WHAT IS ASKED: In the listing that follows, count each line where the word "React" appears; write nothing but the count.

DATASET SECTION:
## BEGIN

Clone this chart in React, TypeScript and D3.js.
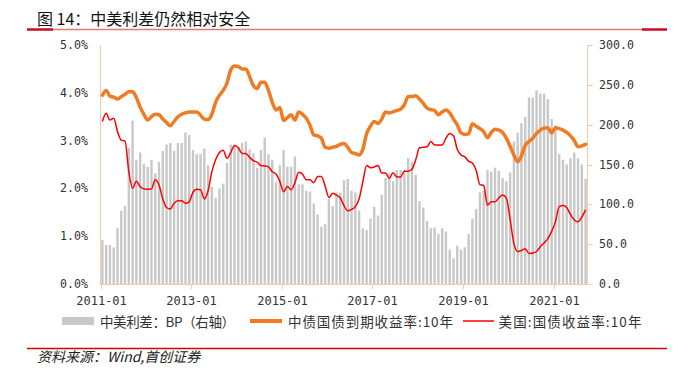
import React from "react";
import * as d3 from "d3";

// Monthly categories 2011-01 .. 2021-09
const months: string[] = d3.timeMonth
  .range(new Date(2011, 0, 1), new Date(2021, 9, 1))
  .map(d3.timeFormat("%Y-%m"));

const xTickLabels = ["2011-01", "2013-01", "2015-01", "2017-01", "2019-01", "2021-01"];
const leftTicks = [0, 1, 2, 3, 4, 5];
const rightTicks = [0, 50, 100, 150, 200, 250, 300];

// 中美利差 BP (right axis)
const spreadBP = [
  55, 49, 49, 46, 70, 92, 98, 171, 205, 156,
  165, 151, 147, 156, 139, 153, 167, 175, 177, 167,
  177, 177, 190, 187, 168, 163, 163, 170, 149, 122,
  108, 120, 126, 152, 175, 175, 172, 177, 179, 169,
  164, 146, 168, 184, 163, 156, 128, 149, 168, 147,
  147, 160, 125, 125, 117, 116, 101, 87, 72, 75,
  107, 98, 115, 115, 130, 132, 117, 115, 92, 70,
  68, 82, 97, 86, 112, 133, 139, 129, 143, 143,
  143, 158, 153, 137, 104, 96, 79, 70, 71, 63,
  70, 66, 43, 32, 48, 43, 46, 63, 82, 94,
  115, 117, 143, 141, 146, 142, 133, 129, 140, 179,
  190, 202, 210, 234, 234, 243, 239, 239, 232, 207,
  199, 163, 156, 150, 158, 165, 158, 150, 132,
];

// 中债国债到期收益率:10年 (%)
const cn10y = [
  3.95, 4.05, 3.93, 3.91, 3.87, 3.92, 3.97, 4.02, 4.02, 3.9,
  3.7, 3.55, 3.43, 3.5, 3.55, 3.54, 3.45, 3.38, 3.31, 3.4,
  3.5, 3.55, 3.58, 3.6, 3.6, 3.6, 3.53, 3.45, 3.44, 3.55,
  3.8, 3.95, 4.05, 4.2, 4.48, 4.56, 4.55, 4.5, 4.5, 4.34,
  4.15, 4.09, 4.22, 4.22, 4.05, 3.8, 3.64, 3.69, 3.42, 3.48,
  3.54, 3.43, 3.6, 3.55, 3.47, 3.32, 3.12, 3.1, 3.05, 2.86,
  2.84, 2.86, 2.88, 2.92, 2.94, 2.86, 2.75, 2.73, 2.7, 2.82,
  3.15, 3.3, 3.4, 3.36, 3.45, 3.6, 3.58, 3.6, 3.63, 3.66,
  3.75, 3.92, 3.92, 3.94, 3.87, 3.78, 3.68, 3.65, 3.63, 3.54,
  3.6, 3.64, 3.58, 3.45, 3.33, 3.16, 3.13, 3.14, 3.35, 3.3,
  3.25, 3.19, 3.06, 3.17, 3.24, 3.22, 3.17, 3.05, 2.88, 2.7,
  2.56, 2.68, 2.9, 2.98, 3.05, 3.15, 3.22, 3.26, 3.27, 3.16,
  3.27, 3.25, 3.22, 3.17, 3.1, 3.0, 2.87, 2.89, 2.92,
];

// 美国:国债收益率:10年 (%)
const us10y = [
  3.4, 3.57, 3.43, 3.47, 3.19, 3.01, 2.99, 2.35, 2.0, 2.15,
  2.04, 1.99, 1.98, 1.99, 2.18, 2.07, 1.78, 1.6, 1.57, 1.69,
  1.74, 1.74, 1.69, 1.72, 1.92, 1.98, 1.97, 1.78, 1.95, 2.35,
  2.6, 2.75, 2.8, 2.63, 2.75, 2.9, 2.85, 2.73, 2.73, 2.65,
  2.58, 2.55, 2.48, 2.47, 2.45, 2.35, 2.3, 2.15, 1.93, 2.04,
  1.97, 2.12, 2.34, 2.3, 2.18, 2.18, 2.12, 2.25, 2.25, 2.05,
  1.81, 1.9, 1.86, 1.8, 1.64, 1.53, 1.56, 1.62, 1.78, 2.14,
  2.48, 2.43, 2.45, 2.48, 2.32, 2.32, 2.21, 2.33, 2.24, 2.24,
  2.36, 2.36, 2.4, 2.6, 2.85, 2.86, 2.87, 2.98, 2.91, 2.91,
  2.91, 3.05, 3.15, 3.1, 2.82, 2.7, 2.66, 2.57, 2.53, 2.38,
  2.08, 2.06, 1.65, 1.72, 1.72, 1.8, 1.86, 1.8, 1.35, 0.85,
  0.68, 0.7, 0.74, 0.64, 0.65, 0.68, 0.78, 0.86, 0.95, 1.1,
  1.3, 1.62, 1.64, 1.6, 1.45, 1.34, 1.3, 1.4, 1.55,
];

const legendLabels = ["中美利差：BP（右轴）", "中债国债到期收益率:10年", "美国:国债收益率:10年"];

const W = 677;
const H = 377;
const PL = 100.5;
const PR = 587.5;
const PT = 45;
const PB = 284;

const AXIS = "#F6C8A8";
const BAR = "#C8C8C8";
const ORANGE = "#EF7B22";
const RED = "#FF0000";
const MONO = "'DejaVu Sans Mono', monospace";
const CJK = "'Noto Sans CJK SC', 'Noto Sans', sans-serif";

export default function App() {
  const x = d3.scaleBand<string>().domain(months).range([PL, PR]).padding(0);
  const bw = x.bandwidth();
  const cx = (m: string) => (x(m) as number) + bw / 2;
  const yL = d3.scaleLinear().domain([0, 5]).range([PB, PT]);
  const yR = d3.scaleLinear().domain([0, 300]).range([PB, PT]);

  const line = d3
    .line<number>()
    .x((_, i) => cx(months[i]))
    .y((v) => yL(v))
    .curve(d3.curveMonotoneX);

  const barW = 2.4;

  return (
    <svg
      width={W}
      height={H}
      viewBox={`0 0 ${W} ${H}`}
      style={{ position: "absolute", left: 0, top: 0, background: "#fff" }}
    >
      <rect x={0} y={0} width={W} height={H} fill="#fff" />
      {/* Title */}
      <text x={37} y={25} fontFamily={CJK} fontSize={16} fill="#111">
        图 14：中美利差仍然相对安全
      </text>
      <line x1={27} x2={667} y1={29.5} y2={29.5} stroke="#E57A7A" strokeWidth={1.5} />
      <line x1={27} x2={53} y1={29.5} y2={29.5} stroke="#C8102E" strokeWidth={2.5} />
      <line x1={642} x2={667} y1={29.5} y2={29.5} stroke="#C8102E" strokeWidth={2.5} />

      {/* Bars */}
      <g>
        {spreadBP.map((v, i) => (
          <rect
            key={months[i]}
            x={cx(months[i]) - barW / 2}
            y={yR(v)}
            width={barW}
            height={PB - yR(v)}
            fill={BAR}
          />
        ))}
      </g>

      {/* Axes */}
      <line x1={PL} x2={PL} y1={PT} y2={PB} stroke={AXIS} strokeWidth={1} />
      <line x1={PR} x2={PR} y1={PT} y2={PB} stroke={AXIS} strokeWidth={1} />
      <line x1={PL} x2={PR} y1={PB + 0.5} y2={PB + 0.5} stroke={AXIS} strokeWidth={1} />

      {leftTicks.map((t) => (
        <text
          key={"l" + t}
          x={88}
          y={yL(t)}
          textAnchor="end"
          dominantBaseline="central"
          fontFamily={MONO}
          fontSize={11.6}
          fill="#333"
        >
          {d3.format(".1f")(t) + "%"}
        </text>
      ))}
      {rightTicks.map((t) => (
        <g key={"r" + t}>
          <line x1={PR} x2={PR + 5} y1={Math.round(yR(t)) + 0.5} y2={Math.round(yR(t)) + 0.5} stroke={AXIS} />
          <text
            x={599}
            y={yR(t)}
            dominantBaseline="central"
            fontFamily={MONO}
            fontSize={11.6}
            fill="#333"
          >
            {d3.format(".1f")(t)}
          </text>
        </g>
      ))}
      {xTickLabels.map((m) => {
        const px = Math.round(x(m) as number) + 0.5;
        return (
          <g key={m}>
            <line x1={px} x2={px} y1={PB} y2={PB + 5} stroke={AXIS} />
            <text
              x={px}
              y={301}
              textAnchor="middle"
              dominantBaseline="central"
              fontFamily={MONO}
              fontSize={12}
              fill="#333"
            >
              {m}
            </text>
          </g>
        );
      })}

      {/* Lines */}
      <path d={line(cn10y) || ""} fill="none" stroke={ORANGE} strokeWidth={3.5} strokeLinejoin="round" strokeLinecap="round" />
      <path d={line(us10y) || ""} fill="none" stroke={RED} strokeWidth={1.5} strokeLinejoin="round" />

      {/* Legend */}
      <g fontFamily={CJK} fontSize={13.5} fill="#333">
        <rect x={62} y={317} width={32} height={8} fill={BAR} />
        <text x={100} y={321} dominantBaseline="central" textLength={135} lengthAdjust="spacing">
          {legendLabels[0]}
        </text>
        <line x1={250} x2={282} y1={321} y2={321} stroke={ORANGE} strokeWidth={4} />
        <text x={288} y={321} dominantBaseline="central" textLength={165} lengthAdjust="spacing">
          {legendLabels[1]}
        </text>
        <line x1={463} x2={494} y1={321} y2={321} stroke={RED} strokeWidth={1.5} />
        <text x={498.5} y={321} dominantBaseline="central" textLength={143} lengthAdjust="spacing">
          {legendLabels[2]}
        </text>
      </g>

      {/* Source */}
      <line x1={27} x2={667} y1={348.5} y2={348.5} stroke="#D40000" strokeWidth={1.5} />
      <text x={37} y={362} fontFamily={CJK} fontSize={14} fontStyle="italic" fill="#222">
        资料来源：Wind,首创证券
      </text>
    </svg>
  );
}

## END

ANSWER TO THIS TASK: 2